An Exchange Traded Vehicle (ETV) tracks the performance of an underlying asset or index providing investors exposure to underlying assets such as futures contracts, commodities, and currencies without actually trading futures or ever taking physical delivery of the underlying asset. An Exchange Traded Vehicle is traded intraday like an Exchange Traded Fund and is an open-ended trust or partnership unit. The growing interest in ETVs is spectacular and the segment is unique in its appeal to retail and institutional clients.
ETVs and commodities exposure
ETVs are especially popular in the commodities market. The two traditional methods for investing in commodities have been investing in the futures market or buying shares of a commodity orientated company. With ETVs, an investment depends only on the movement of the underlying—the spot price or future price. The simple structure and transparency make these products easily tradable.
Instead of acquiring a connection to a derivatives exchange, members can now trade commodities through ETVs on NYSE Euronext exchanges. The benefits of commodities investment are well known: they bring balance to a portfolio, can be used as an inflation hedge, and are an alternative investment opportunity to equities.

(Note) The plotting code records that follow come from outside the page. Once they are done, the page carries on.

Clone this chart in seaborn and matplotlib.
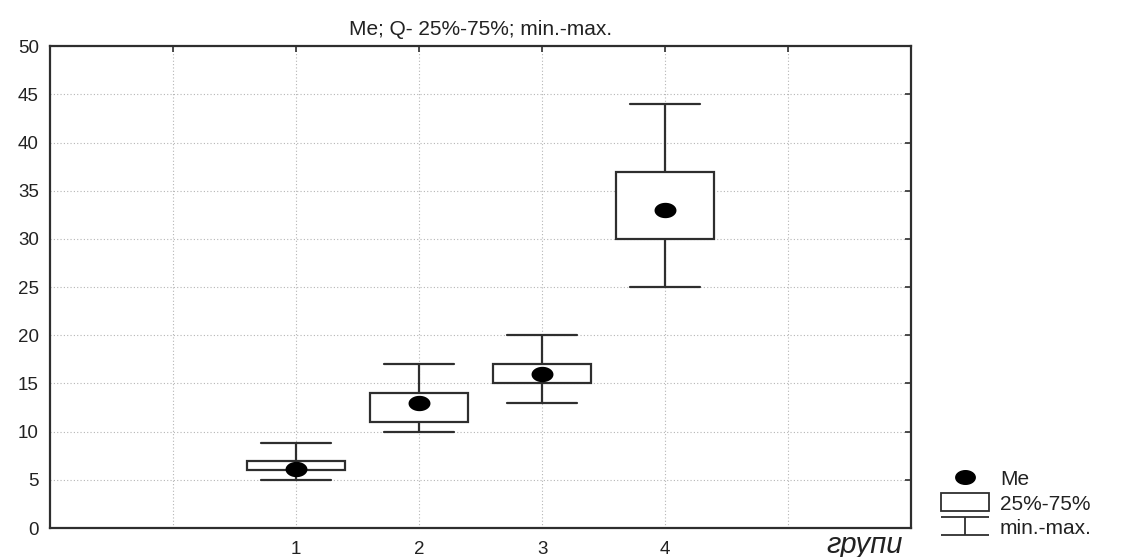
import numpy as np
import pandas as pd
import matplotlib
matplotlib.use('Agg')
import matplotlib.pyplot as plt
import seaborn as sns
from matplotlib.lines import Line2D
from matplotlib.patches import Patch
from matplotlib.path import Path

##### данные
groups = [1, 2, 3, 4]
mins = [5, 10, 13, 25]
q25 = [6, 11, 15, 30]
medians = [6.1, 13, 16, 33]
q75 = [7, 14, 17, 37]
maxs = [8.8, 17, 20, 44]
tick_labels = ['', '1', '2', '3', '4', '']

##### 5 точек на группу -> квартили совпадают с заданными
rows = []
for g, a, b, c, d, e in zip(groups, mins, q25, medians, q75, maxs):
    for v in (a, b, c, d, e):
        rows.append({'group': g, 'value': v})
df = pd.DataFrame(rows)

sns.set_style('white')
plt.rcParams['font.family'] = ['Liberation Sans', 'DejaVu Sans']

line_c = '#2e2e2e'
txt_c = '#222222'
fig = plt.figure(figsize=(11.27, 5.57), dpi=100)
ax = fig.add_axes([0.0444, 0.052, 0.764, 0.865])

##### точка медианы чуть сплюснута, как в оригинале
t = np.linspace(0, 2 * np.pi, 40)
dot = Path(np.column_stack([np.cos(t), 0.7 * np.sin(t)]), closed=True)

sns.boxplot(data=df, x='group', y='value', native_scale=True, whis=(0, 100),
            width=0.8, color='white', linecolor=line_c, linewidth=1.6,
            showfliers=False, medianprops={'visible': False},
            capwidths=0.57, saturation=1, ax=ax, zorder=3)
sns.scatterplot(x=groups, y=medians, color='black', s=250, marker=dot,
                zorder=5, edgecolor='black', linewidth=0, ax=ax)

ax.set_xlim(-1, 6)
ax.set_ylim(0, 50)
ax.set_xticks(range(0, 6))
ax.set_xticklabels(tick_labels)
ax.set_yticks(range(0, 51, 5))
ax.tick_params(axis='both', direction='in', length=4, width=1.2, color=line_c,
               labelsize=13.5, top=True, right=True, labelcolor=txt_c)
ax.tick_params(axis='x', pad=9)
ax.tick_params(axis='y', pad=8)
ax.grid(True, color='#b5b5b5', linestyle=(0, (1, 2)), linewidth=0.8)
ax.set_axisbelow(True)
for sp in ax.spines.values():
    sp.set_visible(True)
    sp.set_color(line_c)
    sp.set_linewidth(1.6)

ax.set_title('Me; Q- 25%-75%; min.-max.', fontsize=15, color=txt_c, pad=8)
ax.set_ylabel('')
ax.set_xlabel('')
ax.text(0.991, -0.052, 'групи', transform=ax.transAxes, ha='right',
        va='baseline', fontsize=21, style='italic', color=txt_c)

##### легенда
cap_path = Path([(-1, 0.4), (1, 0.4), (0, 0.4), (0, -0.4), (-1, -0.4), (1, -0.4)],
                [Path.MOVETO, Path.LINETO, Path.MOVETO, Path.LINETO,
                 Path.MOVETO, Path.LINETO])
handles = [
    Line2D([], [], marker=dot, ls='none', color='black', markersize=14),
    Patch(facecolor='white', edgecolor=line_c, linewidth=1.3),
    Line2D([], [], marker=cap_path, ls='none', color=line_c, markersize=34,
           markerfacecolor='none', markeredgewidth=1.3),
]
fig.legend(handles, ['Me', '25%-75%', 'min.-max.'], loc='lower left',
           bbox_to_anchor=(0.818, 0.0), frameon=False, fontsize=15,
           handlelength=2.3, handleheight=0.95, handletextpad=0.55,
           labelspacing=0.22, labelcolor=txt_c)

fig.savefig('out.png', dpi=100)
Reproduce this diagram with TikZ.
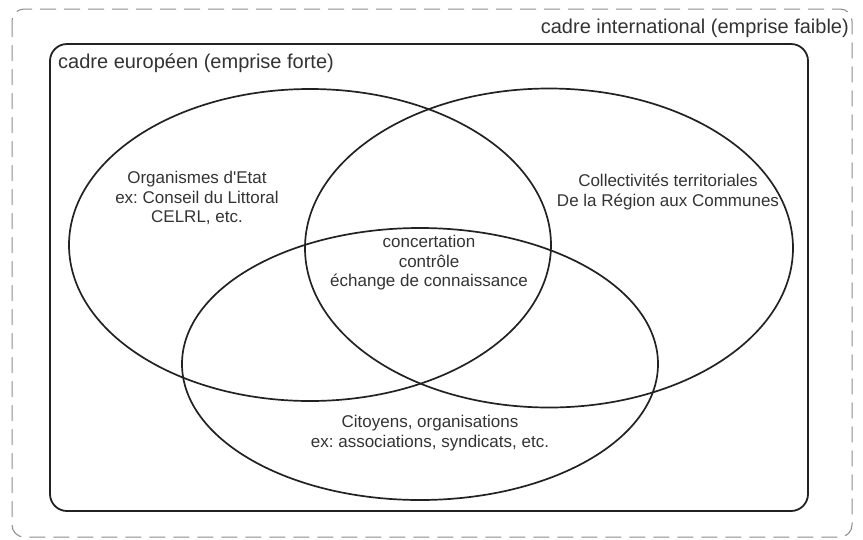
\documentclass[tikz,border=0pt]{standalone}
\usepackage{fontspec}
\setmainfont{Liberation Sans}
\usetikzlibrary{shapes.geometric}
\definecolor{trait}{HTML}{222222}
\definecolor{texte}{HTML}{333333}
\definecolor{tirets}{HTML}{8C8C8C}
\frenchspacing

\begin{document}
\begin{tikzpicture}[x=1pt, y=-1pt,
    cadre/.style={draw=trait, line width=1.8pt, rounded corners=17pt},
    monde/.style={draw=tirets, line width=1pt, dash pattern=on 16pt off 8pt, rounded corners=12pt},
    venn/.style={ellipse, draw=trait, line width=1.7pt, inner sep=0pt, outer sep=0pt},
    titre/.style={text=texte, font=\fontsize{20}{24}\selectfont, inner sep=0pt},
    etiq/.style={text=texte, align=center, font=\fontsize{17}{19.5}\selectfont, inner sep=0pt}
]
\useasboundingbox (0,0) rectangle (863,539);

% cadres
\draw[monde] (12,9) rectangle (852,537);
\draw[cadre] (50,44) rectangle (808,511);
\node[titre, anchor=base east] (inter) at (849,33) {cadre international (emprise faible)};
\node[titre, anchor=base west] (europe) at (58,68) {cadre européen (emprise forte)};

% les trois ensembles
\node[venn, minimum width=482pt, minimum height=312pt] (etat) at (310,245) {};
\node[venn, minimum width=488pt, minimum height=319pt] (collect) at (549,248) {};
\node[venn, minimum width=476pt, minimum height=272pt] (citoyens) at (420,364) {};

% textes
\node[etiq] (etat-t) at (197,198) {Organismes d\textquotesingle Etat\\ex: Conseil du Littoral\\CELRL, etc.};
\node[etiq] (collect-t) at (668,192) {Collectivités territoriales\\De la Région aux Communes};
\node[etiq] (centre-t) at (429,263) {concertation\\contrôle\\échange de connaissance};
\node[etiq] (citoyens-t) at (430,433) {Citoyens, organisations\\ex: associations, syndicats, etc.};

\end{tikzpicture}
\end{document}
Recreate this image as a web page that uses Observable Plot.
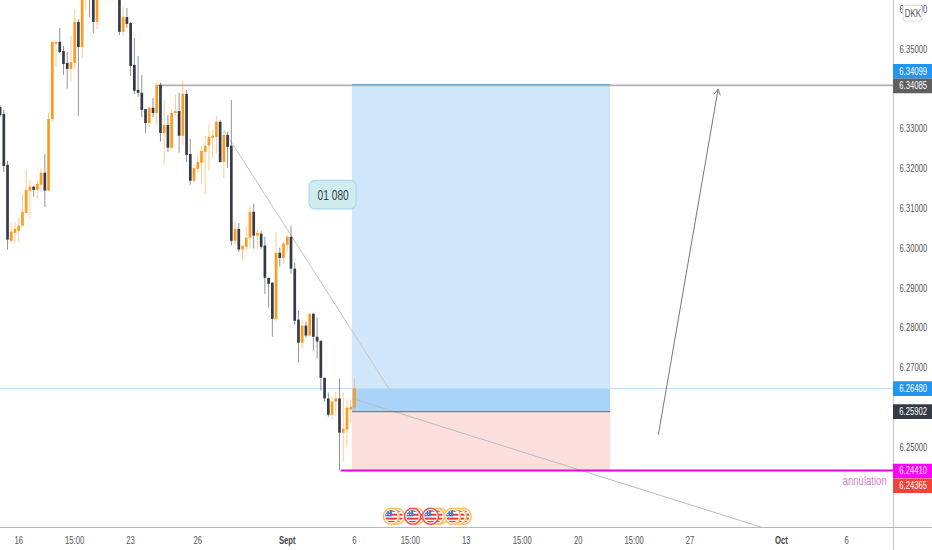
<!DOCTYPE html>
<html><head><meta charset="utf-8">
<script src="https://cdn.jsdelivr.net/npm/d3@7"></script>
<script src="https://cdn.jsdelivr.net/npm/@observablehq/plot@0.6"></script>
<style>html,body{margin:0;padding:0;background:#fff}svg{display:block}</style>
</head><body><div id="chart"></div>
<script>
// 4-hour candles, first bar is index -1
const opens = [6.3354,6.3337,6.3209,6.3018,6.3038,6.3043,6.3056,6.3088,6.3144,6.3154,6.3146,6.3159,6.3189,6.3144,6.3324,6.3513,6.3518,6.3495,6.3465,6.3450,6.3465,6.3568,6.3505,6.3643,6.3668,6.3661,6.3568,6.3673,6.3643,6.3686,6.3636,6.3648,6.3648,6.3543,6.3580,6.3565,6.3460,6.3397,6.3390,6.3349,6.3314,6.3352,6.3339,6.3410,6.3289,6.3309,6.3252,6.3339,6.3344,6.3282,6.3387,6.3236,6.3169,6.3199,6.3214,6.3242,6.3257,6.3277,6.3279,6.3317,6.3216,6.3284,6.3257,6.3018,6.3048,6.2996,6.3003,6.3026,6.3091,6.3031,6.3036,6.3006,6.2925,6.2913,6.2822,6.2988,6.2975,6.3008,6.3028,6.2948,6.2820,6.2762,6.2805,6.2780,6.2835,6.2777,6.2767,6.2674,6.2622,6.2581,6.2614,6.2622,6.2536,6.2544,6.2594,6.2599];
const closes = [6.3334,6.3206,6.3021,6.3041,6.3048,6.3056,6.3091,6.3146,6.3154,6.3146,6.3161,6.3189,6.3144,6.3324,6.3518,6.3518,6.3492,6.3462,6.3450,6.3467,6.3568,6.3505,6.3636,6.3661,6.3636,6.3568,6.3661,6.3636,6.3686,6.3648,6.3678,6.3673,6.3543,6.3580,6.3563,6.3457,6.3395,6.3390,6.3347,6.3314,6.3352,6.3339,6.3410,6.3289,6.3309,6.3252,6.3339,6.3344,6.3282,6.3387,6.3234,6.3169,6.3201,6.3216,6.3244,6.3257,6.3279,6.3282,6.3317,6.3216,6.3284,6.3254,6.3018,6.3048,6.2996,6.3006,6.3026,6.3091,6.3031,6.3038,6.3003,6.2925,6.2910,6.2822,6.2988,6.2975,6.3011,6.3028,6.2948,6.2817,6.2762,6.2805,6.2780,6.2835,6.2777,6.2765,6.2674,6.2622,6.2581,6.2614,6.2622,6.2536,6.2546,6.2599,6.2601,6.2648];
const highs = [6.3359,6.3347,6.3219,6.3063,6.3066,6.3076,6.3136,6.3199,6.3171,6.3156,6.3169,6.3199,6.3236,6.3339,6.3518,6.3518,6.3553,6.3508,6.3492,6.3533,6.3600,6.3575,6.3643,6.3678,6.3686,6.3673,6.3673,6.3686,6.3698,6.3698,6.3686,6.3678,6.3653,6.3605,6.3603,6.3568,6.3528,6.3482,6.3435,6.3349,6.3357,6.3377,6.3415,6.3415,6.3372,6.3334,6.3349,6.3385,6.3390,6.3420,6.3397,6.3274,6.3209,6.3231,6.3257,6.3282,6.3312,6.3297,6.3332,6.3322,6.3297,6.3292,6.3372,6.3066,6.3063,6.3006,6.3056,6.3106,6.3111,6.3048,6.3043,6.3028,6.2925,6.2913,6.3041,6.3001,6.3016,6.3033,6.3056,6.2963,6.2842,6.2820,6.2815,6.2835,6.2835,6.2825,6.2767,6.2674,6.2637,6.2627,6.2639,6.2672,6.2637,6.2619,6.2619,6.2672];
const lows = [6.3329,6.3191,6.2996,6.3013,6.3013,6.3016,6.3053,6.3088,6.3073,6.3129,6.3124,6.3141,6.3103,6.3144,6.3317,6.3455,6.3490,6.3435,6.3400,6.3420,6.3450,6.3332,6.3477,6.3598,6.3580,6.3540,6.3550,6.3628,6.3631,6.3633,6.3621,6.3631,6.3535,6.3533,6.3553,6.3432,6.3387,6.3380,6.3329,6.3289,6.3304,6.3329,6.3309,6.3267,6.3209,6.3242,6.3247,6.3334,6.3239,6.3259,6.3216,6.3159,6.3164,6.3189,6.3161,6.3136,6.3194,6.3226,6.3239,6.3214,6.3176,6.3201,6.3006,6.3008,6.2990,6.2968,6.2993,6.3001,6.2998,6.2996,6.2998,6.2885,6.2850,6.2777,6.2815,6.2953,6.2960,6.2990,6.2935,6.2807,6.2712,6.2747,6.2775,6.2777,6.2742,6.2722,6.2642,6.2614,6.2576,6.2569,6.2576,6.2441,6.2463,6.2499,6.2559,6.2594];

const tickBars = [4,19,34,52,94,109,124,139,154,169,184,226];
const tickNames = ["16","15:00","23","26","6","15:00","13","15:00","20","15:00","27","6"];
const boldBars = [76,208.5];
const boldNames = ["Sept","Oct"];
const priceTicks = [6.36,6.35,6.33,6.32,6.31,6.30,6.29,6.28,6.27,6.25];

const targetPrice = 6.34099, stopPrice = 6.2441, entryPrice = 6.25902, lastPrice = 6.2648, levelPrice = 6.34085, askPrice = 6.24365;
const tagNames = ["6.34099","6.34085","6.26480","6.25902","6.24410","6.24365"];
const tagPrices = [targetPrice, levelPrice, lastPrice, entryPrice, stopPrice, askPrice];
const eventBars = [105.3,103.9,110.6,109.6,116.8,116,114.4,123.2,121.9,120.3];

const rows = opens.map((o,i)=>({i:i-1,o,c:closes[i],h:highs[i],l:lows[i]}));
const up = d=>d.c>=d.o, down = d=>d.c<d.o;
const orange="#ff9a1f", dark="#363a45";
const tagFill=["#2196f3","#5f5f5f","#2196f3","#363a45","#ff00ff","#f44336"];
const tagShift=[-14,0,0,0,0,13];
const xFrameEnd=238.53, xEdge=248.98, yBottom=6.2299, yPageEnd=6.2242;
const sans="'Liberation Sans',Arial,sans-serif";
const axisFont={fontFamily:sans,fontSize:10.5};
const flag="data:image/svg+xml;utf8,"+encodeURIComponent('<svg xmlns="http://www.w3.org/2000/svg" viewBox="0 0 20 20"><rect width="20" height="20" fill="#fff"/><g fill="#e53935"><rect y="0" width="20" height="3"/><rect y="6" width="20" height="3"/><rect y="12" width="20" height="3"/><rect y="17" width="20" height="3"/></g><rect width="11" height="10" fill="#3f7fd8"/><g fill="#fff"><circle cx="3" cy="3" r="1"/><circle cx="7" cy="3" r="1"/><circle cx="3" cy="7" r="1"/><circle cx="7" cy="7" r="1"/></g></svg>');
const eventY=6.2327;
const ringColors=["#ffc061","#ffc061","#ffc061","#ef5350","#ffc061","#ffc061","#ef5350","#ffc061","#ffc061","#ffc061"];

const marks=[
  Plot.rect([0],{x1:93.46,x2:162.7,y1:levelPrice,y2:lastPrice,fill:"#d0e7fb"}),
  Plot.rect([0],{x1:93.46,x2:162.7,y1:lastPrice,y2:entryPrice,fill:"#a9d3f7"}),
  Plot.rect([0],{x1:93.46,x2:162.7,y1:entryPrice,y2:stopPrice,fill:"#fde0dd"}),
  Plot.ruleY([lastPrice],{x1:-1,x2:xFrameEnd,stroke:"#bbdefb",strokeWidth:1}),
  Plot.ruleY([levelPrice],{x1:41.5,x2:xFrameEnd,dy:-0.5,stroke:"#b0b0b0",strokeWidth:1.6}),
  Plot.ruleY([targetPrice+0.0001],{x1:93.46,x2:162.7,dy:-0.5,stroke:"#6aa7c9",strokeWidth:1}),
  Plot.link([0],{x1:59,y1:6.3297,x2:104,y2:6.2637,stroke:"#c4c4c4",strokeWidth:1}),
  Plot.link([0],{x1:93.5,y1:6.2623,x2:203.4,y2:yBottom,stroke:"#b5bcc4",strokeWidth:1,clip:true}),
  Plot.ruleX(rows,{filter:down,x:"i",y1:"l",y2:"h",stroke:dark,strokeOpacity:0.55,strokeWidth:1,clip:true}),
  Plot.ruleX(rows,{filter:up,x:"i",y1:"l",y2:"h",stroke:orange,strokeOpacity:0.5,strokeWidth:1,clip:true}),
  Plot.ruleX(rows,{filter:down,x:"i",y1:"o",y2:"c",stroke:dark,strokeWidth:2.7,clip:true}),
  Plot.ruleX(rows,{filter:up,x:"i",y1:"o",y2:"c",stroke:orange,strokeWidth:2.7,clip:true}),
  Plot.ruleY([entryPrice],{x1:93.46,x2:162.7,stroke:"#7a7f85",strokeWidth:1.3}),
  Plot.ruleY([stopPrice],{x1:90.5,x2:xFrameEnd,dy:-0.5,stroke:"#f000e0",strokeWidth:2}),
  Plot.arrow([0],{x1:175.5,y1:6.2533,x2:191.5,y2:6.34,stroke:"#777",strokeWidth:1,bend:false,headLength:9}),
  Plot.rect([0],{x1:82,x2:94.6,y1:6.3170,y2:6.3098,fill:"#cfecef",stroke:"#a9d8f2",strokeWidth:1.2,rx:6}),
  Plot.text(["01 080"],{x:88.3,y:6.3134,fill:"#3b3f46",fontFamily:sans,fontSize:14}),
  Plot.text(["annulation"],{x:230.8,y:6.2417,fill:"#d97fc8",fontFamily:sans,fontSize:13}),
  ...eventBars.flatMap((b,i)=>[
    Plot.dot([b],{x:d=>d,y:eventY,r:8,fill:"#fff",stroke:ringColors[i],strokeWidth:1.5}),
    Plot.image([b],{x:d=>d,y:eventY,r:6.2,width:13,height:13,src:flag})
  ]),
  Plot.ruleX([xFrameEnd],{y1:6.3623,y2:yPageEnd,stroke:"#c8c8c8",strokeWidth:1.2}),
  Plot.ruleY([yBottom],{x1:-1,x2:xEdge,stroke:"#b8b8b8",strokeWidth:1}),
  Plot.axisY(priceTicks,{anchor:"right",label:null,tickSize:0,tickPadding:6,tickFormat:d3.format(".5f"),fill:"#555",...axisFont}),
  Plot.rect([0],{x1:241.2,x2:246.3,y1:6.3610,y2:6.3570,fill:"#fff",stroke:"#dcdcdc",rx:3}),
  Plot.text(["DKK"],{x:243.75,y:6.3590,fill:"#555",...axisFont,fontSize:11}),
  ...tagNames.map((t,i)=>Plot.ruleY([tagPrices[i]],{x1:xFrameEnd,x2:xEdge,stroke:tagFill[i],strokeWidth:14.6,dy:tagShift[i]})),
  ...tagNames.map((t,i)=>Plot.text([t],{x:243.8,y:tagPrices[i],dy:tagShift[i],fill:"#fff",...axisFont})),
  Plot.axisX(tickBars,{label:null,tickSize:0,tickPadding:9,tickFormat:d=>tickNames[tickBars.indexOf(d)],fill:"#555",...axisFont}),
  Plot.axisX(boldBars,{label:null,tickSize:0,tickPadding:9,tickFormat:d=>boldNames[boldBars.indexOf(d)],fill:"#444",fontWeight:"bold",...axisFont})
];

const plot=Plot.plot({
  width:932,height:550,marginLeft:0,marginRight:39,marginTop:0,marginBottom:23,
  style:{background:"#fff",overflow:"hidden"},
  x:{domain:[-0.885,xFrameEnd],range:[0,893],type:"linear"},
  y:{domain:[yBottom,6.3623],range:[527,0],type:"linear"},
  marks
});
document.getElementById("chart").appendChild(plot);
// The reference's lettering is horizontally condensed: narrow every text the same way.
plot.querySelectorAll("text").forEach(t=>{
  const len=t.getComputedTextLength();
  if(len>0){t.setAttribute("textLength",(len*0.73).toFixed(1));t.setAttribute("lengthAdjust","spacingAndGlyphs");}
});
</script></body></html>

ETVs are redefining commodities trading for all types of investors. Since ETVs are open-ended notes and have multiple market makers (low spreads), they are highly liquid. The access is easy and the exposure possibilities cover many opportunities for a whole range of clients.
ETV trading overview
ETVs issue new shares and redeem existing shares on any trading day in a process referred to as creation and redemption, which is open to qualifying entities that register as Authorized Participants (AP) with the fund. This mechanism allows an AP to exchange assets and receive ETV shares in return (i.e., a “creation”). Similarly, an AP can “redeem” ETV shares.